Challenges and Risks

Despite strong growth prospects, the industry faces notable challenges. Price volatility has increased as production capacity expands globally, leading to compression in margins, particularly for smaller, lower-grade stones. Larger, high-clarity diamonds tend to retain more stable pricing, but market dynamics remain competitive. Consumer perception also continues to evolve. While acceptance is growing, some buyers still associate long-term value or emotional significance with natural diamonds. Certification, transparency, and education remain essential in addressing these perceptions. Technologically, scaling production while maintaining consistent quality is complex, requiring precise control and continuous process refinement.

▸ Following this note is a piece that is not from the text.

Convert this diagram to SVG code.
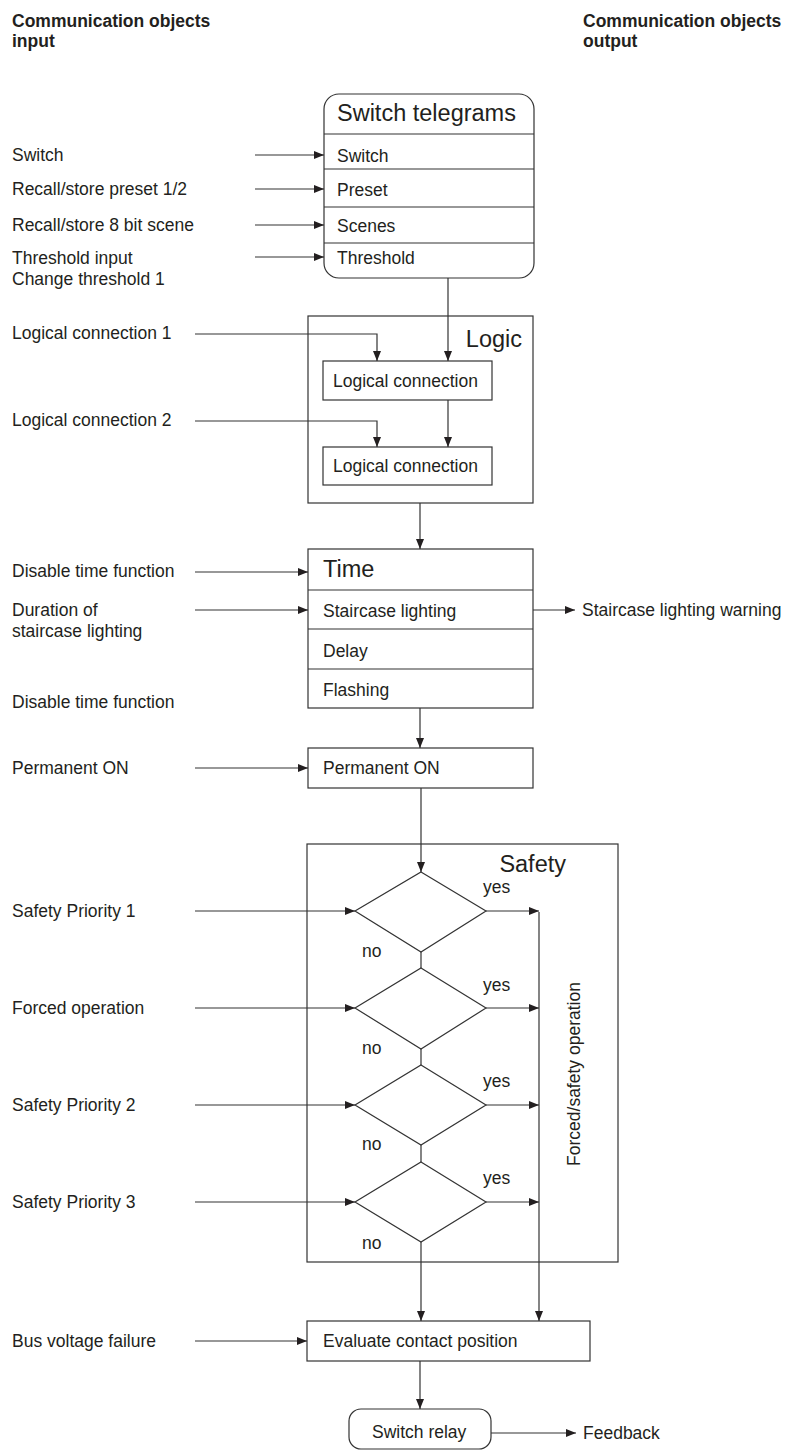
<svg xmlns="http://www.w3.org/2000/svg" width="797" height="1450" viewBox="0 0 797 1450">
<style>
text{font-family:"Liberation Sans",Arial,sans-serif;fill:#231f20;font-size:17.5px}
.h{font-weight:bold}
.t{font-size:23.5px}
.b{fill:#fff;stroke:#333;stroke-width:1.2}
.l{fill:none;stroke:#333;stroke-width:1.2}
</style>
<defs>
<marker id="a" viewBox="0 0 10 8" refX="10" refY="4" markerWidth="10" markerHeight="8" markerUnits="userSpaceOnUse" orient="auto">
<path d="M0,0 L10,4 L0,8 Z" fill="#231f20"/>
</marker>
</defs>
<rect width="797" height="1450" fill="#fff"/>
<g id="headers">
<text class="h" x="12" y="27">Communication objects</text>
<text class="h" x="12" y="47">input</text>
<text class="h" x="583" y="27">Communication objects</text>
<text class="h" x="583" y="47">output</text>
</g>
<g id="inputs">
<text x="12" y="161">Switch</text>
<text x="12" y="195">Recall/store preset 1/2</text>
<text x="12" y="231">Recall/store 8 bit scene</text>
<text x="12" y="264">Threshold input</text>
<text x="12" y="285">Change threshold 1</text>
<text x="12" y="339">Logical connection 1</text>
<text x="12" y="426">Logical connection 2</text>
<text x="12" y="577">Disable time function</text>
<text x="12" y="616">Duration of</text>
<text x="12" y="637">staircase lighting</text>
<text x="12" y="708">Disable time function</text>
<text x="12" y="774">Permanent ON</text>
<text x="12" y="917">Safety Priority 1</text>
<text x="12" y="1014">Forced operation</text>
<text x="12" y="1111">Safety Priority 2</text>
<text x="12" y="1208">Safety Priority 3</text>
<text x="12" y="1347">Bus voltage failure</text>
</g>
<g id="switch-telegrams">
<rect class="b" x="324" y="94" width="210" height="184" rx="15"/>
<line class="l" x1="324" y1="134" x2="534" y2="134"/>
<line class="l" x1="324" y1="169" x2="534" y2="169"/>
<line class="l" x1="324" y1="207" x2="534" y2="207"/>
<line class="l" x1="324" y1="243" x2="534" y2="243"/>
<text class="t" x="337" y="121">Switch telegrams</text>
<text x="337" y="162">Switch</text>
<text x="337" y="196">Preset</text>
<text x="337" y="232">Scenes</text>
<text x="337" y="264">Threshold</text>
</g>
<g id="logic">
<rect class="b" x="308" y="316" width="225" height="187"/>
<text class="t" x="522" y="347" text-anchor="end">Logic</text>
<rect class="b" x="323" y="361" width="169" height="39"/>
<text x="333" y="387">Logical connection</text>
<rect class="b" x="323" y="447" width="169" height="38"/>
<text x="333" y="472">Logical connection</text>
</g>
<g id="time">
<rect class="b" x="308" y="549" width="225" height="159"/>
<line class="l" x1="308" y1="590" x2="533" y2="590"/>
<line class="l" x1="308" y1="629" x2="533" y2="629"/>
<line class="l" x1="308" y1="669" x2="533" y2="669"/>
<text class="t" x="323" y="577">Time</text>
<text x="323" y="617">Staircase lighting</text>
<text x="323" y="657">Delay</text>
<text x="323" y="696">Flashing</text>
</g>
<g id="output-warning">
<text x="582" y="616">Staircase lighting warning</text>
</g>
<g id="permanent-on">
<rect class="b" x="308" y="748" width="225" height="40"/>
<text x="323" y="774">Permanent ON</text>
</g>
<g id="safety">
<rect class="b" x="307" y="844" width="311" height="418"/>
<text class="t" x="566" y="872" text-anchor="end">Safety</text>
<polygon class="b" points="421,872 486,911 421,952 355,911"/>
<polygon class="b" points="421,968 486,1008 421,1049 355,1008"/>
<polygon class="b" points="421,1065 486,1105 421,1145 355,1105"/>
<polygon class="b" points="421,1162 486,1202 421,1242 355,1202"/>
<text x="483" y="893">yes</text>
<text x="483" y="991">yes</text>
<text x="483" y="1087">yes</text>
<text x="483" y="1184">yes</text>
<text x="362" y="957">no</text>
<text x="362" y="1054">no</text>
<text x="362" y="1150">no</text>
<text x="362" y="1249">no</text>
<text x="580" y="1074" text-anchor="middle" transform="rotate(-90 580 1074)">Forced/safety operation</text>
</g>
<g id="evaluate">
<rect class="b" x="307" y="1321" width="283" height="40"/>
<text x="323" y="1347">Evaluate contact position</text>
</g>
<g id="switch-relay">
<rect class="b" x="349" y="1409" width="142" height="40" rx="12"/>
<text x="372" y="1438">Switch relay</text>
<text x="583" y="1439">Feedback</text>
</g>
<g id="connectors" class="l">
<line class="l" x1="255" y1="155" x2="324" y2="155" marker-end="url(#a)"/>
<line class="l" x1="255" y1="189" x2="324" y2="189" marker-end="url(#a)"/>
<line class="l" x1="255" y1="225" x2="324" y2="225" marker-end="url(#a)"/>
<line class="l" x1="255" y1="257" x2="324" y2="257" marker-end="url(#a)"/>
<line class="l" x1="448" y1="278" x2="448" y2="361" marker-end="url(#a)"/>
<polyline class="l" points="195,334 377,334 377,361" marker-end="url(#a)"/>
<polyline class="l" points="195,421 377,421 377,447" marker-end="url(#a)"/>
<line class="l" x1="448" y1="400" x2="448" y2="447" marker-end="url(#a)"/>
<line class="l" x1="420" y1="503" x2="420" y2="549" marker-end="url(#a)"/>
<line class="l" x1="195" y1="572" x2="308" y2="572" marker-end="url(#a)"/>
<line class="l" x1="195" y1="610" x2="308" y2="610" marker-end="url(#a)"/>
<line class="l" x1="533" y1="610" x2="575" y2="610" marker-end="url(#a)"/>
<line class="l" x1="420" y1="708" x2="420" y2="748" marker-end="url(#a)"/>
<line class="l" x1="195" y1="768" x2="308" y2="768" marker-end="url(#a)"/>
<line class="l" x1="421" y1="788" x2="421" y2="872" marker-end="url(#a)"/>
<line class="l" x1="195" y1="911" x2="355" y2="911" marker-end="url(#a)"/>
<line class="l" x1="195" y1="1008" x2="355" y2="1008" marker-end="url(#a)"/>
<line class="l" x1="195" y1="1105" x2="355" y2="1105" marker-end="url(#a)"/>
<line class="l" x1="195" y1="1202" x2="355" y2="1202" marker-end="url(#a)"/>
<line class="l" x1="486" y1="911" x2="539" y2="911" marker-end="url(#a)"/>
<line class="l" x1="486" y1="1008" x2="539" y2="1008" marker-end="url(#a)"/>
<line class="l" x1="486" y1="1105" x2="539" y2="1105" marker-end="url(#a)"/>
<line class="l" x1="486" y1="1202" x2="539" y2="1202" marker-end="url(#a)"/>
<line class="l" x1="421" y1="952" x2="421" y2="968"/>
<line class="l" x1="421" y1="1049" x2="421" y2="1065"/>
<line class="l" x1="421" y1="1145" x2="421" y2="1162"/>
<line class="l" x1="539" y1="912" x2="539" y2="1321" marker-end="url(#a)"/>
<line class="l" x1="421" y1="1242" x2="421" y2="1321" marker-end="url(#a)"/>
<line class="l" x1="195" y1="1341" x2="307" y2="1341" marker-end="url(#a)"/>
<line class="l" x1="420" y1="1361" x2="420" y2="1409" marker-end="url(#a)"/>
<line class="l" x1="491" y1="1433" x2="576" y2="1433" marker-end="url(#a)"/>
</g>
</svg>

Outlook and Future Growth Areas

The long-term outlook for artificial diamonds in jewelry remains positive. Continued adoption is expected as affordability, sustainability, and design flexibility align with consumer values. Technological advancements are expanding applications beyond jewelry into areas such as quantum technologies, optical systems, advanced coatings, and electronics, offering diversification opportunities for manufacturers. Investment in traceability technologies, including blockchain-based systems, is likely to become increasingly important in premium segments. Additionally, new production hubs may emerge in regions with favorable energy costs or supportive industrial policies, reshaping global competitiveness.

Conclusion: A Mature Yet Evolving Industry

Manufacturing artificial diamonds for jewelry has transitioned from an experimental concept to a mature industrial activity with strong growth momentum. Success in this sector requires balancing high capital investment, advanced technological capability, and a deep understanding of evolving market dynamics. Beyond jewelry, emerging applications in advanced technologies further strengthen the long-term relevance of synthetic diamonds. For entrepreneurs with the resources, expertise, and strategic vision, artificial diamond manufacturing offers a compelling opportunity within the future of the global gemstone and materials industry.